Die andere Seite schildert den Kampf darum, dass die gefundene Wahrheit auch das Licht der Öffentlichkeit erblickt. Anfangs von einer breiten Mehrheit im Senatsausschuss getragen, schmilzt das Untersuchungsteam immer mehr zusammen, bis Dan irgendwann fast als Einzelkämpfer dasteht. Doch nicht nur im Senat verliert er Rückendeckung – auch die Regierung versagt Unterstützung: Der Demokrat Obama will sich als überparteilicher Präsident präsentieren, da sind Angriffe auf die republikanische Vorgängerregierung schlecht fürs Image. Als die CIA ihm mit Osama bin Laden den Kopf des 9/11-Hauptverantwortlichen liefert, scheinen auch Angriffe auf den Geheimdienst unangebracht. Dans Verhältnis zur Vorgesetzten Feinstein wird immer schwieriger. „Sie sollten sich überlegen, für wen sie arbeiten: für mich oder den Report“, erklärt sie ihm. Immer wieder steht die Veröffentlichung der Untersuchungsergebnisse infrage – sollte Dan vielleicht zum Edward Snowden werden und den Bericht der Presse zuspielen?

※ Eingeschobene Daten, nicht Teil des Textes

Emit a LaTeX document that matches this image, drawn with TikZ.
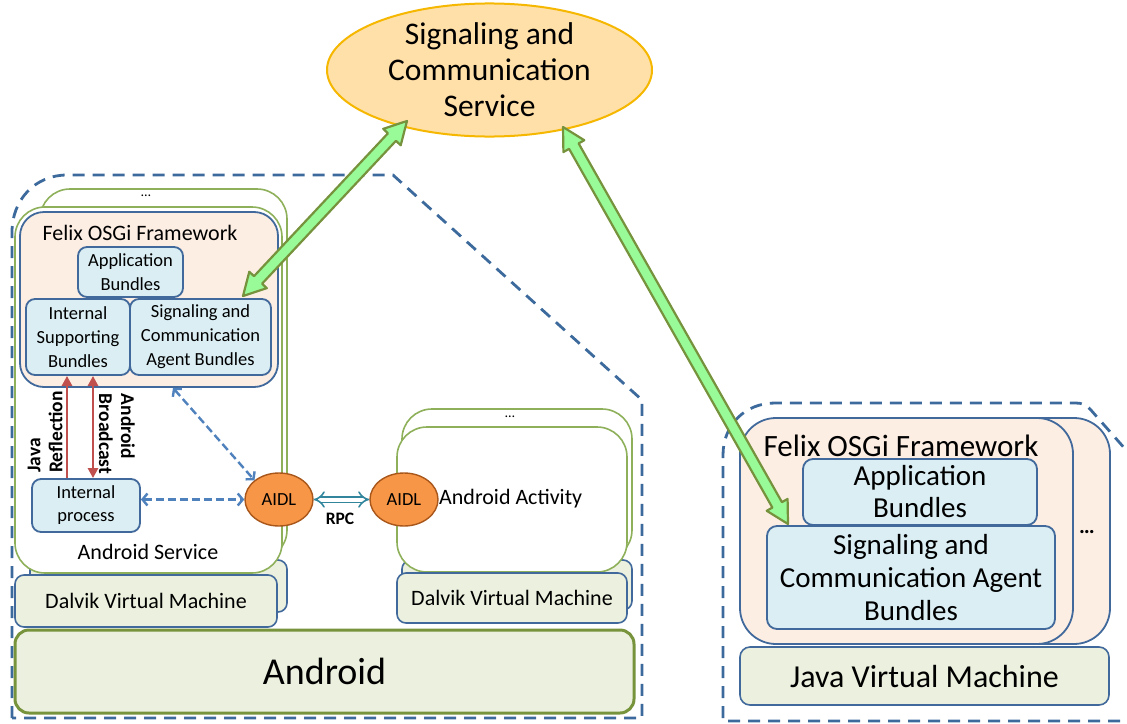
\documentclass[tikz,border=0pt]{standalone}
\usepackage{fontspec}
\setmainfont{Carlito}
\usetikzlibrary{arrows.meta,calc,shapes.geometric}
\definecolor{dashblue}{HTML}{3D6A9C}
\definecolor{boxblue}{HTML}{41699B}
\definecolor{ltblue}{HTML}{DAEEF3}
\definecolor{peach}{HTML}{FDEEE4}
\definecolor{svcgreen}{HTML}{8EB05A}
\definecolor{andgreen}{HTML}{77933C}
\definecolor{vmfill}{HTML}{EBF1DE}
\definecolor{ellfill}{HTML}{FFE0A8}
\definecolor{elldraw}{HTML}{F6B700}
\definecolor{aidlfill}{HTML}{F79646}
\definecolor{aidldraw}{HTML}{A8561A}
\definecolor{redarr}{HTML}{C0504D}
\definecolor{dblue}{HTML}{4F81BD}
\definecolor{rpccol}{HTML}{31859C}
\definecolor{garfill}{HTML}{98FB98}
\definecolor{gardraw}{HTML}{76923C}
\newcommand{\fsz}[2]{\fontsize{#1}{#2}\selectfont}
\newcommand{\blockarr}[2]{%
  \filldraw[garrow] (#1) -- ($(#1)!22pt!(#2)!12pt!90:(#2)$) -- ($(#1)!22pt!(#2)!5.5pt!90:(#2)$)
   -- ($(#2)!22pt!(#1)!5.5pt!-90:(#1)$) -- ($(#2)!22pt!(#1)!12pt!-90:(#1)$) -- (#2)
   -- ($(#2)!22pt!(#1)!12pt!90:(#1)$) -- ($(#2)!22pt!(#1)!5.5pt!90:(#1)$)
   -- ($(#1)!22pt!(#2)!5.5pt!-90:(#2)$) -- ($(#1)!22pt!(#2)!12pt!-90:(#2)$) -- cycle;}
\begin{document}
\begin{tikzpicture}[x=1pt,y=-1pt,
  every node/.style={inner sep=0pt, align=center},
  dashout/.style={draw=dashblue, line width=2.8pt, dash pattern=on 12pt off 8pt},
  svcbox/.style={draw=svcgreen, fill=white, line width=1.6pt, rounded corners=30pt},
  felixbox/.style={draw=boxblue, fill=peach, line width=1.8pt, rounded corners=24pt},
  bundle/.style={draw=boxblue, fill=ltblue, line width=1.8pt, rounded corners=9pt},
  vmbox/.style={draw=boxblue, fill=vmfill, line width=1.6pt, rounded corners=9pt},
  aidl/.style={ellipse, draw=aidldraw, fill=aidlfill, line width=1.4pt, minimum width=68pt, minimum height=53pt, font=\fsz{18.5}{22}},
  redline/.style={draw=redarr, line width=2.6pt},
  bluedash/.style={draw=dblue, line width=2.4pt, dash pattern=on 8pt off 4pt, {Straight Barb[length=5pt,width=12pt]}-{Straight Barb[length=5pt,width=12pt]}},
  rpc/.style={draw=rpccol, line width=1.6pt, double=white, double distance=4pt, {Implies}-{Implies}},
  garrow/.style={draw=gardraw, fill=garfill, line width=2.2pt, line join=round},
  vlabel/.style={font=\bfseries\fsz{19.5}{22}, align=left}
]
\useasboundingbox (0,0) rectangle (1127,723);
\clip (0,0) rectangle (1127,723);

% dashed outlines
\draw[dashout] (12,718) -- (12,232) .. controls (12,200) and (35,175) .. (67,175) -- (393,175) -- (642,400) -- (642,718) -- cycle;
\draw[dashout] (1140,721) -- (723,721) -- (723,455) .. controls (723,425) and (745,403) .. (775,403) -- (1076,403) .. controls (1082,403) and (1086,405) .. (1090,409) -- (1170,500);

% top service
\node[ellipse, draw=elldraw, fill=ellfill, line width=2pt, minimum width=325pt, minimum height=127pt, font=\fsz{31.5}{36}] (scs) at (489.5,70) {Signaling and\\Communication\\Service};

% Android service stack
\node[svcbox, minimum width=247pt, minimum height=371pt] (svcback) at (163.5,374.5) {};
\node[vmbox, minimum width=257pt, minimum height=52pt] (dalLback) at (158.5,586) {};
\node[svcbox, minimum width=267pt, minimum height=366pt] (svc) at (148.5,390) {};
\node[font=\fsz{14}{16}] (dotsL) at (146,196) {…};
\node[vmbox, minimum width=262pt, minimum height=52pt, font=\fsz{22}{24}] (dalL) at (146,601) {Dalvik Virtual Machine};
\node[font=\fsz{22}{24}] (svclabel) at (148,552) {Android Service};

% Felix (left)
\node[felixbox, minimum width=258pt, minimum height=175pt] (felixL) at (149,299.5) {};
\node[font=\fsz{22}{24}] (felixLt) at (140,233) {Felix OSGi Framework};
\node[bundle, minimum width=105pt, minimum height=50pt, font=\fsz{18.5}{24}] (appL) at (130.5,272) {Application\\Bundles};
\node[bundle, minimum width=104pt, minimum height=76pt, font=\fsz{18.5}{24}] (intL) at (78,337) {Internal\\Supporting\\Bundles};
\node[bundle, minimum width=141pt, minimum height=76pt, font=\fsz{18.5}{24}] (sigL) at (200.5,337) {Signaling and\\Communication\\Agent Bundles};
\node[bundle, minimum width=108pt, minimum height=53pt, font=\fsz{18.5}{23}] (intproc) at (86,505.5) {Internal\\process};

% Android Activity stack
\node[svcbox, minimum width=230pt, minimum height=151pt] (actback) at (517,484.5) {};
\node[vmbox, minimum width=230pt, minimum height=50pt] (dalRback) at (517,585) {};
\node[svcbox, minimum width=230pt, minimum height=145pt] (act) at (512,499.5) {};
\node[font=\fsz{14}{16}] (dotsA) at (510,417) {…};
\node[vmbox, minimum width=230pt, minimum height=50pt, font=\fsz{22}{24}] (dalR) at (512,598) {Dalvik Virtual Machine};
\node[font=\fsz{22}{24}, anchor=west] (actlabel) at (439,499) {Android Activity};

% Android
\node[draw=andgreen, fill=vmfill, line width=3pt, rounded corners=14pt, minimum width=619pt, minimum height=83pt, font=\fsz{38}{40}] (android) at (324.5,671.5) {Android};

% AIDL
\node[aidl] (aidlL) at (279,499.5) {AIDL};
\node[aidl] (aidlR) at (404,499.5) {AIDL};
\draw[rpc] (aidlL.east) -- (aidlR.west);
\node[font=\bfseries\fsz{17.5}{20}] (rpclabel) at (340,519) {RPC};

% red arrows
\coordinate (jx) at (67,0);
\coordinate (bx) at (93,0);
\draw[redline, -{Triangle[length=10pt,width=10pt]}] (intproc.north -| jx) -- (intL.south -| jx);
\draw[redline, {Triangle[length=10pt,width=10pt]}-{Triangle[length=10pt,width=10pt]}] (intL.south -| bx) -- (intproc.north -| bx);
\node[vlabel, rotate=90] (javalbl) at (45,432) {Java\\Reflection};
\node[vlabel, rotate=-90] (bcastlbl) at (117,434) {Android\\Broadcast};

% blue dashed arrows
\coordinate (fx) at (173,0);
\draw[bluedash] (felixL.south -| fx) -- (aidlL.north west);
\draw[bluedash] (intproc.east |- aidlL.west) -- (aidlL.west);

% right side
\node[felixbox, rounded corners=36pt, minimum width=330pt, minimum height=226pt] (felixRback) at (945,531) {};
\node[felixbox, rounded corners=36pt, minimum width=333pt, minimum height=226pt] (felixR) at (906.5,531) {};
\node[font=\fsz{31}{34}] (felixRt) at (901,446) {Felix OSGi Framework};
\node[bundle, rounded corners=10pt, minimum width=234pt, minimum height=66pt, font=\fsz{29}{32}] (appR) at (920,492) {Application\\Bundles};
\node[bundle, rounded corners=10pt, minimum width=288pt, minimum height=103pt, font=\fsz{29}{33}] (sigR) at (911,577.5) {Signaling and\\Communication Agent\\Bundles};
\node[font=\bfseries\fsz{22}{24}] (dotsR) at (1087,532) {…};
\node[vmbox, rounded corners=10pt, minimum width=369pt, minimum height=58pt, font=\fsz{32}{34}] (jvm) at (924.5,676) {Java Virtual Machine};

% green block arrows
\coordinate (g1a) at (407,121);
\coordinate (g1b) at (243,296);
\coordinate (g2a) at (563,127);
\coordinate (g2b) at (788,524);
\blockarr{g1a}{g1b}
\blockarr{g2a}{g2b}
\end{tikzpicture}
\end{document}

Vor allem aus dieser politischen Handlungsebene bezieht „The Report“ seine Spannung (auch wenn man wegen der Realität der Ereignisse das Ergebnis vorab kennt) und kann seiner Klassifizierung als Thriller in Ansätzen gerecht werden. Denn actionreiche Thrillerelemente wie wilde Verfolgungsjagden oder High-Noon-Situationen sollte man lieber nicht erwarten. Stattdessen ist „The Report“ ein beinahe statischer Film: Die Bilder sind mit einem Sepia-Filter überzogen, die Räume eng und lang und neonbeleuchtet, die Dialoge detailverliebt, das politische System verwoben bis zur Unsichtbarkeit einzelner Verantwortlichkeiten. Dan ist ein fleißiger Arbeiter mit moralischem Anspruch (sicher oscarnominierungsreif in der Anlage der Figur ebenso wie in Drivers Darstellung) – und beinahe ebensolche Voraussetzungen braucht es wohl, um dem Film zu folgen: die Bereitschaft, sich für zwei Stunden hineinziehen zu lassen in die Welt von „Checks and Balances“. Denn wer hier nicht konzentriert bleibt, ist bei diesem fast dokumentarisch anmutenden Film raus.